How to Manage People for New Managers
Congratulations, you have been recently promoted and are now a manager. You are very excited and have been waiting to get to this next step in your career. Being promoted to a managerial position is a landmark event for you in your career when you first get a chance to manage people, it shows that you are now an expert in what you do and people who look to you to get work done (a.k.a senior management) expect more from you and are willing to provide more resources for you to help you get even more work done. Your hard work has paid off.
However, at the same time, the skills that enabled you to get to this point are not the ones that will make you successful in a managerial role. You are a respected individual contributor to your organization but how do you transform that into being a strong leader for your organization? How do you make that transformation? How do you ensure you are much more effective now as a team manager than as an individual contributor?

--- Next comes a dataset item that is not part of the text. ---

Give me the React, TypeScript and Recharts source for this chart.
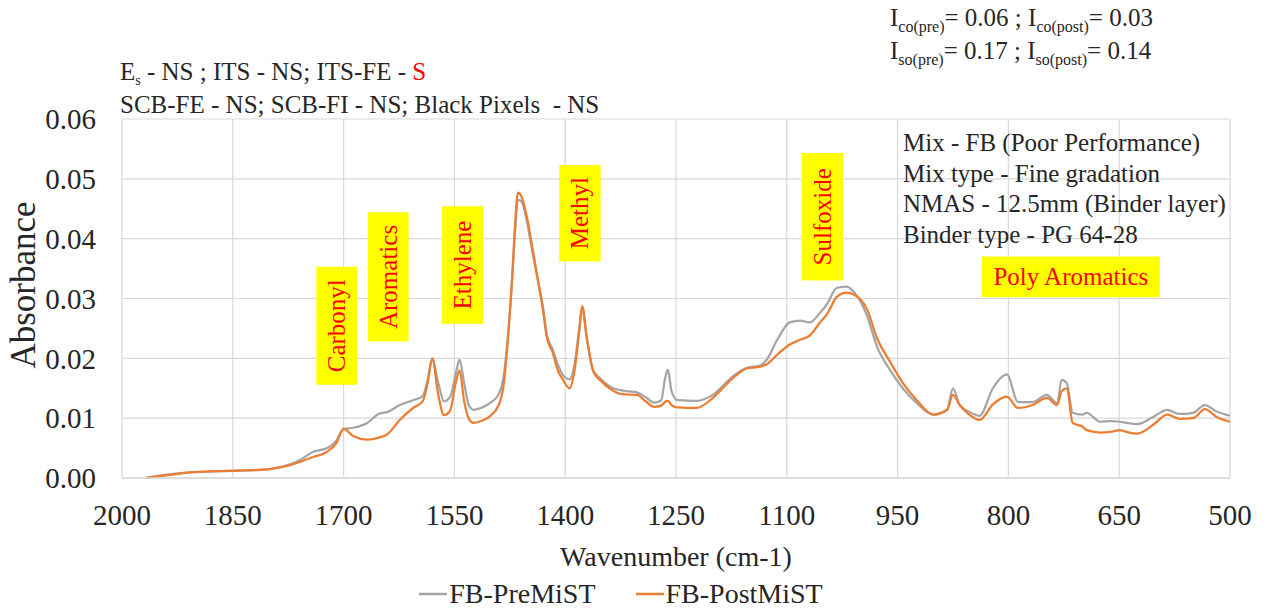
import { LineChart, Line, XAxis, YAxis, CartesianGrid, Legend, ReferenceArea, Label } from "recharts"

const serif = '"Liberation Serif", "Times New Roman", serif'

// wavenumber (cm-1), high to low
const wavenumber = [
  1968, 1950, 1930, 1912, 1880, 1854, 1823, 1800, 1777, 1759, 1741, 1722, 1710, 1700, 1687, 1668,
  1651, 1641, 1624, 1606, 1593, 1586, 1580, 1572, 1564, 1556, 1548, 1543, 1537, 1530, 1524, 1512,
  1502, 1490, 1484, 1478, 1472, 1468, 1464, 1459, 1452, 1444, 1437, 1430, 1425, 1417, 1410, 1403,
  1394, 1388, 1381, 1377, 1371, 1362, 1353, 1335, 1322, 1303, 1290, 1280, 1270, 1265, 1261, 1256,
  1248, 1222, 1200, 1173, 1154, 1136, 1127, 1113, 1096, 1082, 1069, 1055, 1046, 1032, 1019, 1010,
  991, 978, 960, 943, 924, 902, 883, 875, 866, 855, 839, 821, 802, 787, 767, 748,
  734, 728, 721, 713, 700, 694, 676, 662, 649, 640, 626, 604, 585, 568, 550, 534,
  518, 500,
]

const preMiST = [
  0.0, 0.0004, 0.0007, 0.0009, 0.0011, 0.0012, 0.0013, 0.0015, 0.0021, 0.003, 0.0044, 0.005, 0.0062, 0.0082, 0.0084, 0.0092,
  0.0108, 0.011, 0.0122, 0.013, 0.0137, 0.0165, 0.02, 0.016, 0.0128, 0.0135, 0.0175, 0.0198, 0.016, 0.012, 0.0114, 0.0118,
  0.0125, 0.014, 0.0165, 0.023, 0.033, 0.041, 0.0465, 0.0462, 0.043, 0.0375, 0.033, 0.0285, 0.024, 0.0215, 0.019, 0.0172,
  0.0165, 0.0185, 0.025, 0.0287, 0.0236, 0.018, 0.0167, 0.015, 0.0146, 0.0143, 0.0134, 0.0126, 0.013, 0.0165, 0.0181, 0.0145,
  0.013, 0.0129, 0.0139, 0.017, 0.0184, 0.0188, 0.0198, 0.0231, 0.026, 0.0263, 0.026, 0.0276, 0.029, 0.0318, 0.032, 0.0312,
  0.027, 0.022, 0.018, 0.015, 0.0125, 0.0106, 0.0114, 0.015, 0.0122, 0.0112, 0.0104, 0.015, 0.0173, 0.0127, 0.0127, 0.0139,
  0.0125, 0.0164, 0.0159, 0.0109, 0.0106, 0.0109, 0.0094, 0.0095, 0.0094, 0.0092, 0.009, 0.0102, 0.0114, 0.0107, 0.0109, 0.0122,
  0.0111, 0.0104,
]

const postMiST = [
  0.0, 0.0003, 0.0006, 0.0009, 0.0011, 0.0012, 0.0013, 0.0015, 0.002, 0.0027, 0.0035, 0.0044, 0.0058, 0.0082, 0.007, 0.0064,
  0.0068, 0.0073, 0.0097, 0.0117, 0.0128, 0.016, 0.02, 0.014, 0.0105, 0.0112, 0.016, 0.018, 0.013, 0.0098, 0.0092, 0.0096,
  0.0103, 0.0122, 0.015, 0.0225, 0.033, 0.042, 0.0477, 0.047, 0.0437, 0.0382, 0.0332, 0.028, 0.0236, 0.021, 0.018, 0.0164,
  0.015, 0.0175, 0.0245, 0.0287, 0.0236, 0.0178, 0.0164, 0.0146, 0.014, 0.0139, 0.0127, 0.0119, 0.0121, 0.0127, 0.0129, 0.0122,
  0.0118, 0.0117, 0.0134, 0.0167, 0.0183, 0.0186, 0.019, 0.0206, 0.0223, 0.0231, 0.0238, 0.026, 0.0273, 0.0303, 0.031, 0.0307,
  0.0281, 0.0234, 0.0194, 0.0159, 0.013, 0.0106, 0.0114, 0.0139, 0.0122, 0.0108, 0.0097, 0.0123, 0.0136, 0.0117, 0.0122, 0.0134,
  0.0122, 0.0145, 0.015, 0.0092, 0.0086, 0.008, 0.0076, 0.0077, 0.008, 0.0077, 0.0074, 0.0089, 0.0106, 0.0099, 0.01, 0.0115,
  0.0102, 0.0094,
]

const seriesNames = ["FB-PreMiST", "FB-PostMiST"]
const xTicks = [2000, 1850, 1700, 1550, 1400, 1250, 1100, 950, 800, 650, 500]
const yTicks = [0, 0.01, 0.02, 0.03, 0.04, 0.05, 0.06]

// functional group bands marked on the spectrum
const bandNames = ["Carbonyl", "Aromatics", "Ethylene", "Methyl", "Sulfoxide", "Poly Aromatics"]
const bandFrom = [1737, 1667, 1567, 1408, 1080, 836]
const bandTo = [1682, 1612, 1511, 1352, 1024, 595]
const bandLow = [0.0156, 0.0228, 0.0258, 0.0362, 0.033, 0.0302]
const bandHigh = [0.0353, 0.0444, 0.0454, 0.0523, 0.0543, 0.037]

const rows = wavenumber.map((w, i) => ({ w, pre: preMiST[i], post: postMiST[i] }))

const bandLabel = (text: string) => (props: any) => {
  const { x, y, width, height } = props.viewBox
  const cx = x + width / 2
  const cy = y + height / 2
  const vertical = height > width
  return (
    <text
      x={cx}
      y={cy}
      transform={vertical ? `rotate(-90 ${cx} ${cy})` : undefined}
      textAnchor="middle"
      dominantBaseline="central"
      fill="#ff0000"
      fontSize={25}
      fontFamily={serif}
    >
      {text}
    </text>
  )
}

const renderLegend = (props: any) => {
  const items = seriesNames
    .map((n) => props.payload.find((e: any) => e.value === n))
    .filter(Boolean)
  return (
    <div
      style={{
        display: "flex",
        justifyContent: "center",
        alignItems: "center",
        gap: 40,
        height: 40,
        fontFamily: serif,
        fontSize: 28,
        color: "#262626",
      }}
    >
      {items.map((e: any) => (
        <span key={e.value} style={{ display: "flex", alignItems: "center" }}>
          <svg width={28} height={4}>
            <line x1={0} y1={2} x2={28} y2={2} stroke={e.color} strokeWidth={2.5} />
          </svg>
          <span style={{ marginLeft: 2 }}>{e.value}</span>
        </span>
      ))}
    </div>
  )
}

const sub = { fontSize: 16, position: "relative" as const, top: 6 }

export default function App() {
  return (
    <div
      style={{
        position: "absolute",
        left: 0,
        top: 0,
        width: 1272,
        height: 609,
        background: "#fff",
        fontFamily: serif,
      }}
    >
      <LineChart width={1272} height={609} data={rows} margin={{ top: 119, right: 42, bottom: 0, left: 12 }}>
        <CartesianGrid stroke="#d9d9d9" strokeWidth={1.2} />
        <XAxis
          dataKey="w"
          type="number"
          domain={[500, 2000]}
          reversed
          ticks={xTicks}
          interval={0}
          height={91}
          tickLine={false}
          tickSize={0}
          tickMargin={26}
          axisLine={{ stroke: "#d9d9d9", strokeWidth: 1.5 }}
          tick={{ fontSize: 29, fill: "#262626", fontFamily: serif }}
        >
          <Label
            value="Wavenumber (cm-1)"
            position="insideBottom"
            offset={3}
            style={{ fontSize: 28, fill: "#262626", fontFamily: serif }}
          />
        </XAxis>
        <YAxis
          domain={[0, 0.06]}
          ticks={yTicks}
          width={110}
          tickFormatter={(v: number) => v.toFixed(2)}
          axisLine={false}
          tickLine={false}
          tickSize={0}
          tickMargin={26}
          tick={{ fontSize: 29, fill: "#262626", fontFamily: serif }}
        >
          <Label
            content={(p: any) => {
              const cx = p.viewBox.x + 11
              const cy = 285
              return (
                <text
                  x={cx}
                  y={cy}
                  transform={`rotate(-90 ${cx} ${cy})`}
                  textAnchor="middle"
                  dominantBaseline="central"
                  fontSize={35}
                  fill="#262626"
                  fontFamily={serif}
                >
                  Absorbance
                </text>
              )
            }}
          />
        </YAxis>
        {bandNames.map((name, i) => (
          <ReferenceArea
            key={name}
            x1={bandFrom[i]}
            x2={bandTo[i]}
            y1={bandLow[i]}
            y2={bandHigh[i]}
            fill="#ffff00"
            fillOpacity={1}
            stroke="none"
            label={{ content: bandLabel(name) }}
          />
        ))}
        <Legend verticalAlign="bottom" height={40} content={renderLegend} wrapperStyle={{ bottom: -5 }} />
        <Line
          name={seriesNames[0]}
          dataKey="pre"
          type="monotone"
          stroke="#a5a5a5"
          strokeWidth={2.25}
          dot={false}
          isAnimationActive={false}
        />
        <Line
          name={seriesNames[1]}
          dataKey="post"
          type="monotone"
          stroke="#ed7d31"
          strokeWidth={2.25}
          dot={false}
          isAnimationActive={false}
        />
      </LineChart>

      <div style={{ position: "absolute", left: 120, top: 57, fontSize: 25, lineHeight: "29px", color: "#262626", whiteSpace: "nowrap" }}>
        <div>
          E<span style={{ fontSize: 14, position: "relative", top: 5 }}>s</span> - NS ; ITS - NS; ITS-FE -{" "}
          <span style={{ color: "#ff0000" }}>S</span>
        </div>
        <div>SCB-FE - NS; SCB-FI - NS; Black Pixels&nbsp; - NS</div>
      </div>

      <div style={{ position: "absolute", left: 890, top: 3, fontSize: 25, lineHeight: "30px", color: "#262626", whiteSpace: "nowrap" }}>
        <div>
          I<span style={sub}>co(pre)</span>= 0.06 ; I<span style={sub}>co(post)</span>= 0.03
        </div>
        <div>
          I<span style={sub}>so(pre)</span>= 0.17 ; I<span style={sub}>so(post)</span>= 0.14
        </div>
      </div>

      <div style={{ position: "absolute", left: 903, top: 128, fontSize: 25, lineHeight: "30.5px", color: "#262626", whiteSpace: "nowrap" }}>
        <div>Mix - FB (Poor Performance)</div>
        <div>Mix type - Fine gradation</div>
        <div>NMAS - 12.5mm (Binder layer)</div>
        <div>Binder type - PG 64-28</div>
      </div>
    </div>
  )
}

If you follow the below guidelines it will make this transition much easier and more fruitful and help accelerate your career.
Make sure your team and you have the same goals.
Having individual goals is good and probably one of the reasons you have managed to come to this point in your career. Make sure you now have team goals and identify what each one of your team members will contribute towards those goals. This will ensure the team shares the same vision.
Train your people
If you have people who are not skilled to do what they are supposed to do, you will have inefficiency issues, you will have a team that will struggle to get work done and meet timelines
Give regular feedback
Do not wait until the end of the year to give feedback. This may come as a surprise but giving regular feedback will keep you connected with people who are working for you and will ensure work is getting done how you would like it to be done.
Reward effort
If someone in your team is trying hard to achieve a certain goal, even if they fail, make sure that they are rewarded for the effort. This will keep them motivated and focused on the next goal. If you do not do this you are sure to de-motivate the person.
Once you cover these four bases, you should be ready to take charge as a new manager and be pretty awesome at it as well.